In London

Ich stehe in der National Portrait Gallery (NPG) in der Schlange vor den Toiletten. Männer kommen mir entgegen. Ich bin verwirrt und frage die Frau hinter mir, ob das nicht die Frauentoilette sei. Sie sagt, sie haben sie zusammengelegt.

Die NPG wurde drei Jahre lang umgebaut, dabei herausgekommen sind  „Unisex“ Toiletten und ich werde zu Waldorf und Statler, den mürrischen Alten der Muppet Show. Ich mag keine Veränderungen.

Vor dem Umbau kam ich in die NPG wie in ein vertrautes Riesenwohnzimmer. Ich wusste, wo meine Lieblingsporträts hängen. Wo ich die jährliche Fotoporträt Ausstellung finde.
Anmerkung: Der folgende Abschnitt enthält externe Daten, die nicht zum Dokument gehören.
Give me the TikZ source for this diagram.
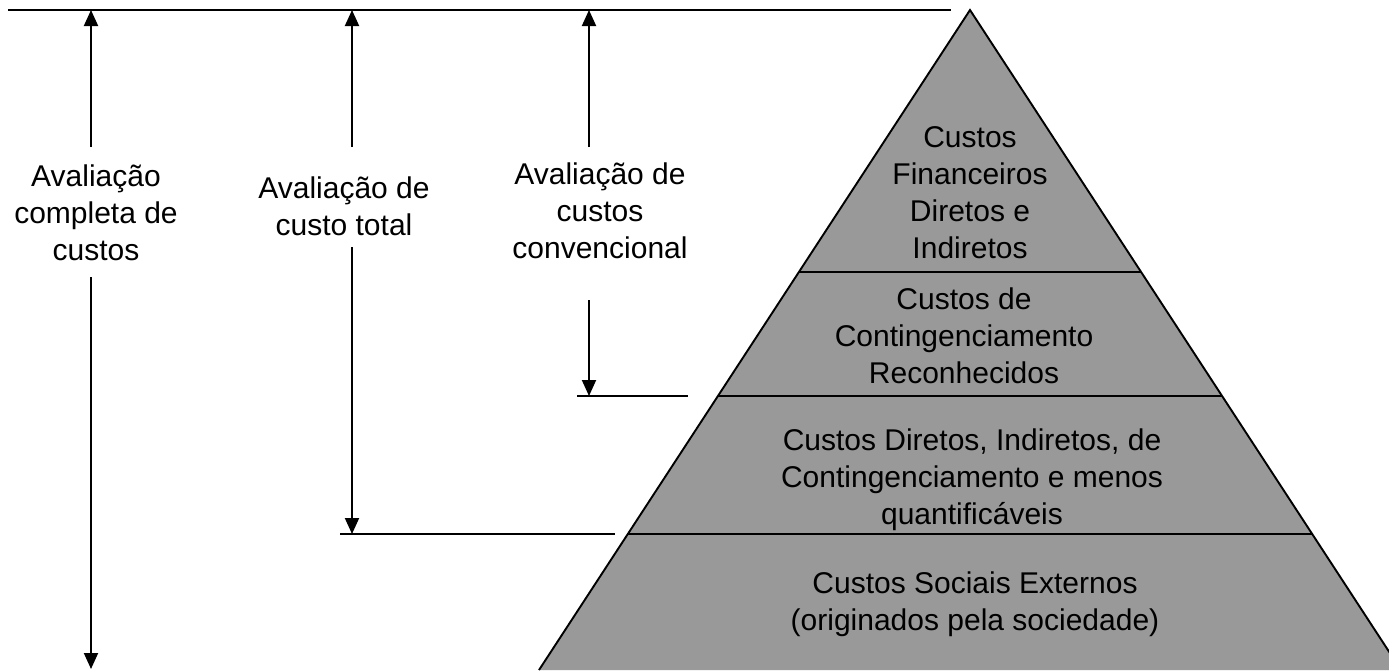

Jetzt muss ich suchen und ich könnte schwören, so voll ist es früher auch nicht gewesen.

Ich flüchte vor dem Ansturm ins tiefste Untergeschoss und finde mich unvermittelt inmitten von acht Porträts der Schauspielerin Judi Dench wieder, die im Lauf der Zeit für die TV Show „Artist of the Year“ angefertigt worden sind.

Das Bild der Malerin Christabel Blackburn zieht mich besonders in Bann. Es scheint unvollständig ausgeführt. Dench sitzt in einem Sessel, ihr Gesicht sehr lebendig, ihr Gewand hellgrau, Sitzmöbel, Fuß, Ellenbogen scheinen zu verschwinden, die Bleistiftskizze ist sichtbar, doch die Farbe fehlt. In dem Festhalten des Ausdrucks zu einem bestimmten Zeitpunkt für alle Ewigkeit ist die Veränderung, die Auflösung schon angelegt.

Die Sitzende wird die Beine anders übereinander schlagen, ihre Hände anders arrangieren, aufstehen, fortgehen, ihr Mittessen zubereiten, an bestimmte Ereignisse in ihrem Leben denken, sich im Spiegel betrachten und einen ganz anderen Gesichtsausdruck an sich finden, zunehmen, abnehmen usw..

Wir sind keine greifbare Oberfläche, wir sind nicht festgezurrt in aller Stattlichkeit, wie sich Heinrich VIII. auf dem berühmten Bild von Hans Holbein (das ein paar Stockwerke höher hängt) präsentiert, wir sind nicht unverrückbar.